Present Continuous Tense: I am singing- Am I singing?- I’m not singing.
We often use the present continuous tense in English. It is very different from the simple present tense, both in structure and in use.
In this lesson we look the structure and use of the present continuous tense, followed by a quiz to check your understanding:
Continuous tenses are also called progressive tenses. So the present progressive tense is the same as the present continuous tense.
We use the present continuous tense to talk about:
1. action happening now
2. action in the future
Present continuous tense for action happening now
for action happening exactly now
I am eating my dinner.
The action is happening now.
Look at these examples.
Right now you are looking at this screen and at the same time...
...the pages are turning.
...the candle is burning.
...the numbers are spinning.
The action may not be happening exactly now, but it is happening just before and just after now, and it is not permanent or habitual.
John is going out with Mary.
The action is happening around now.
Look at these examples:
Muriel is learning to drive.
I am living with my sister until I find an apartment.
We can also use the present continuous tense to talk about the future—if we add a future word!! We must add (or understand from the context) a future word. "Future words" include, for example, tomorrow, next year, in June, at Christmas etc. We only use the present continuous tense to talk about the future when we have planned to do something before we speak. We have already made a decision and a plan before speaking.
I am taking my exam next month.
Look at these examples:
We're eating in a restaurant tonight. We've already booked the table..
They can play tennis with you tomorrow. They're not working.

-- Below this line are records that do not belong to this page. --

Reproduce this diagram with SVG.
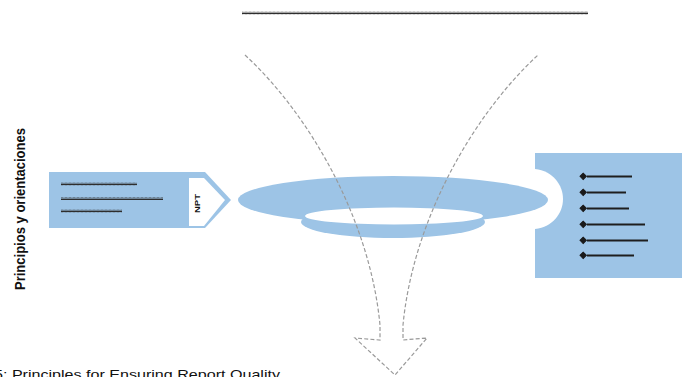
<svg xmlns="http://www.w3.org/2000/svg" width="682" height="377" viewBox="0 0 682 377">
  <defs>
    <pattern id="squig" width="4" height="3" patternUnits="userSpaceOnUse">
      <path d="M0,2.5 L1,0.5 L2,2.5 L3,0.5 L4,2.5" fill="none" stroke="#2e2e2e" stroke-width="1"/>
    </pattern>
  </defs>
  <style>
    .blue{fill:#9dc4e6}
    .white{fill:#ffffff}
    .sq{fill:url(#squig)}
    .bl{stroke:#1e1e1e;stroke-width:2}
    .dot{fill:#1a1a1a;stroke:#1a1a1a;stroke-width:1}
    .conn{fill:none;stroke:#9a9a9a;stroke-width:1.2;stroke-dasharray:4,2.2}
    .lbl{font-family:"Liberation Sans",Arial,sans-serif;font-weight:bold;fill:#111}
    .cap{font-family:"Liberation Sans",Arial,sans-serif;fill:#111}
  </style>
  <rect width="682" height="377" fill="#ffffff"/>

  <g id="title-line">
    <rect class="sq" x="242" y="11.5" width="346" height="3"/>
  </g>

  <g id="side-label">
    <text class="lbl" font-size="15.5" transform="translate(25,290) rotate(-90)" textLength="162" lengthAdjust="spacingAndGlyphs">Principios y orientaciones</text>
  </g>

  <g id="right-box">
    <rect class="blue" x="535" y="153" width="147" height="125"/>
    <path class="white" d="M535,169 C553,171 563,185 563,199 C563,213 553,227 535,229 Z"/>
    <g>
      <rect class="dot" x="581" y="174" width="4.5" height="4.5" transform="rotate(45 583.2 176.2)"/>
      <rect class="dot" x="581" y="190" width="4.5" height="4.5" transform="rotate(45 583.2 192.2)"/>
      <rect class="dot" x="581" y="206" width="4.5" height="4.5" transform="rotate(45 583.2 208.2)"/>
      <rect class="dot" x="581" y="222" width="4.5" height="4.5" transform="rotate(45 583.2 224.2)"/>
      <rect class="dot" x="581" y="238" width="4.5" height="4.5" transform="rotate(45 583.2 240.2)"/>
      <rect class="dot" x="581" y="253" width="4.5" height="4.5" transform="rotate(45 583.2 255.2)"/>
      <line class="bl" x1="587" y1="176.5" x2="632" y2="176.5"/>
      <line class="bl" x1="587" y1="192.5" x2="626" y2="192.5"/>
      <line class="bl" x1="587" y1="208.5" x2="629" y2="208.5"/>
      <line class="bl" x1="587" y1="224.5" x2="645" y2="224.5"/>
      <line class="bl" x1="587" y1="240.5" x2="648" y2="240.5"/>
      <line class="bl" x1="587" y1="255.5" x2="634" y2="255.5"/>
    </g>
  </g>

  <g id="left-box">
    <path class="blue" d="M49,172 L205,172 L231,200 L205,228 L49,228 Z"/>
    <path class="white" d="M189,178 L204,178 L225,200 L204,226 L189,226 Z"/>
    <rect class="sq" x="61" y="182.5" width="76" height="3"/>
    <rect class="sq" x="61" y="197" width="102" height="3"/>
    <rect class="sq" x="61" y="209.5" width="61" height="3"/>
    <text class="lbl" font-size="7" transform="translate(200,213) rotate(-90)" textLength="19" lengthAdjust="spacingAndGlyphs">NPT</text>
  </g>

  <g id="ring">
    <ellipse class="blue" cx="393" cy="222" rx="92" ry="16"/>
    <ellipse class="blue" cx="393" cy="200" rx="155" ry="24"/>
    <ellipse class="white" cx="394" cy="216" rx="89" ry="8.5"/>
  </g>

  <g id="connectors">
    <path class="conn" d="M245,55 C310,115 370,220 380,325 L380,340 L355,338 L395,375 L427,338 L403,340 L403,325 C413,220 473,115 538,55"/>
  </g>

  <g id="caption">
    <text class="cap" font-size="13" x="-6" y="379" textLength="286" lengthAdjust="spacingAndGlyphs">5: Principles for Ensuring Report Quality</text>
  </g>
</svg>
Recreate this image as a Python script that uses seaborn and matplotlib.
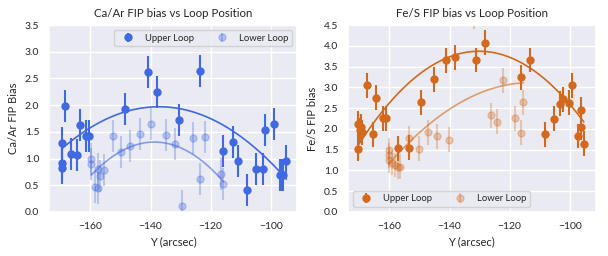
import matplotlib as mpl
import matplotlib.pyplot as plt
import numpy as np
import pandas as pd
import seaborn as sns

mpl.use("Agg")

# Ca/Ar FIP bias
ca_upper_y = [-169.6, -169.6, -169.6, -168.6, -166.6, -164.5, -163.5, -161.4, -160.5, -148.6,
              -140.7, -137.7, -130.7, -123.7, -115.8, -112.7, -110.8, -107.9, -104.8, -102.7,
              -101.9, -98.9, -96.9, -96.3, -95.8, -94.8]
ca_upper_val = [1.30, 0.91, 0.82, 1.98, 1.09, 1.07, 1.63, 1.42, 1.42, 1.93,
                2.62, 2.24, 1.72, 2.64, 1.14, 1.31, 0.95, 0.41, 0.81, 0.81,
                1.53, 1.64, 0.69, 0.70, 0.69, 0.96]
ca_upper_err = [0.30] * 26

ca_lower_y = [-159.7, -159.7, -158.5, -157.5, -157.6, -156.7, -155.6, -152.6, -149.7, -146.7,
              -143.6, -139.7, -134.7, -131.8, -129.7, -125.8, -123.7, -121.8, -116.7, -115.8]
ca_lower_val = [1.00, 0.89, 0.47, 0.44, 0.81, 0.67, 0.78, 1.42, 1.12, 1.23,
                1.46, 1.65, 1.44, 1.28, 0.11, 1.38, 0.61, 1.41, 0.71, 0.53]
ca_lower_err = [0.30] * 20

# Fe/S FIP bias
fe_upper_y = [-170.3, -170.3, -169.6, -169.8, -169.2, -167.3, -165.3, -164.3, -162.2, -161.3,
              -157.2, -153.4, -149.4, -145.3, -141.3, -138.2, -131.3, -128.3, -116.2, -113.3,
              -108.2, -105.2, -103.2, -102.3, -100.3, -99.2, -97.2, -96.4, -96.4, -95.3]
fe_upper_val = [1.52, 2.12, 2.05, 1.97, 1.92, 3.05, 1.87, 2.75, 2.26, 2.26,
                1.53, 1.55, 2.64, 3.19, 3.65, 3.72, 3.66, 4.08, 3.24, 3.66,
                1.87, 2.25, 2.61, 2.71, 2.63, 3.05, 1.83, 2.04, 2.46, 1.64]
fe_upper_err = [0.30] * 30

fe_lower_y = [-160.3, -160.3, -160.3, -159.2, -158.1, -157.2, -156.5, -153.4, -150.3, -147.2,
              -144.3, -140.3, -131.7, -126.3, -124.2, -122.2, -118.3, -116.2, -115.4]
fe_lower_val = [1.49, 1.37, 1.25, 1.19, 1.13, 1.09, 1.09, 1.78, 1.52, 1.92,
                1.82, 1.74, 4.70, 2.33, 2.17, 3.17, 2.26, 1.91, 2.64]
fe_lower_err = [0.30] * 19

# quadratic trend for Fe/S as shown in the source: [a, b, c] for a*(Y+130)**2 + b*(Y+130) + c
fe_upper_fit = [-0.00140, -0.0005, 3.87]
fe_lower_fit = [-0.00088, 0.0299, 2.861]

sns.set_theme(style="darkgrid")
plt.rcParams["font.family"] = ["Lato", "DejaVu Sans"]

fig, axes = plt.subplots(1, 2, figsize=(6.08, 2.56), dpi=100)
fig.subplots_adjust(left=0.0806, right=0.98, top=0.902, bottom=0.172, wspace=0.206)

panels = [
    (axes[0], "royalblue", ca_upper_y, ca_upper_val, ca_upper_err,
     ca_lower_y, ca_lower_val, ca_lower_err, None, None, 3.5,
     "Ca/Ar FIP bias vs Loop Position", "Ca/Ar FIP Bias", "upper right"),
    (axes[1], "#D2691E", fe_upper_y, fe_upper_val, fe_upper_err,
     fe_lower_y, fe_lower_val, fe_lower_err, fe_upper_fit, fe_lower_fit, 4.5,
     "Fe/S FIP bias vs Loop Position", "Fe/S FIP bias", "lower left"),
]

for (ax, color, uy, uv, ue, ly, lv, le, ufit, lfit, ytop,
     title, ylabel, loc) in panels:
    ax.errorbar(uy, uv, yerr=ue, fmt="o", color=color, ms=5, elinewidth=1.5,
                label="Upper Loop", zorder=3)
    ax.errorbar(ly, lv, yerr=le, fmt="o", color=color, ms=5, elinewidth=1.5,
                alpha=0.3, label="Lower Loop", zorder=2)

    if ufit is None:
        # least-squares quadratic through each loop
        up = pd.DataFrame({"Y": uy, "bias": uv})
        lo = pd.DataFrame({"Y": ly, "bias": lv})
        sns.regplot(data=up, x="Y", y="bias", order=2, ci=None, scatter=False,
                    color=color, line_kws={"lw": 1.2}, ax=ax)
        sns.regplot(data=lo, x="Y", y="bias", order=2, ci=None, scatter=False,
                    color=color, line_kws={"lw": 1.2, "alpha": 0.6}, ax=ax)
    else:
        for ys, fit, alpha in [(uy, ufit, 1.0), (ly, lfit, 0.6)]:
            xs = np.linspace(min(ys), max(ys), 100)
            curve = pd.DataFrame({"Y": xs, "bias": np.polyval(fit, xs + 130)})
            sns.lineplot(data=curve, x="Y", y="bias", color=color, lw=1.2,
                         alpha=alpha, ax=ax)

    ax.set_ylim(0, ytop)
    ax.set_yticks(np.arange(0, ytop + 0.01, 0.5))
    ax.set_xlim(-173.8, -91.3)
    ax.set_xticks([-160, -140, -120, -100])
    ax.set_title(title, fontsize=8.3)
    ax.set_xlabel("Y (arcsec)", fontsize=8)
    ax.set_ylabel(ylabel, fontsize=8)
    ax.tick_params(labelsize=7.5, pad=1)
    ax.legend(loc=loc, ncol=2, fontsize=6.8, frameon=True)

fig.savefig("out.png", dpi=100)
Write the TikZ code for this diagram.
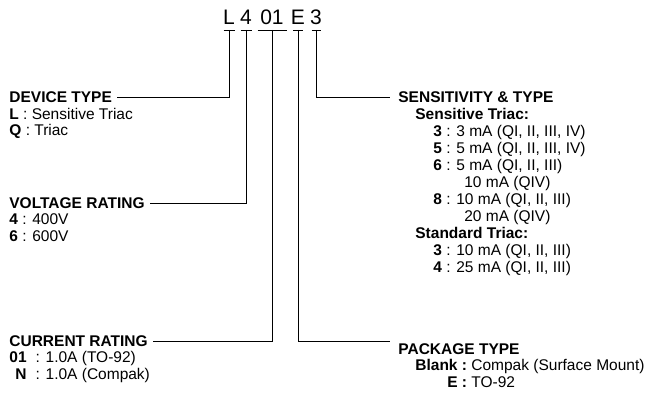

When are you starting your new job?
In these examples, we have a firm plan or programme before speaking. The decision and plan were made before speaking.
Spelling rules for the Present Continuous Tense
We make the present continuous tense by adding -ing to the base verb. Normally it's simple—we just add -ing. But sometimes we have to change the word a little. Perhaps we double the last letter, or we drop a letter. Here are the rules to help you know how to spell the present continuous tense.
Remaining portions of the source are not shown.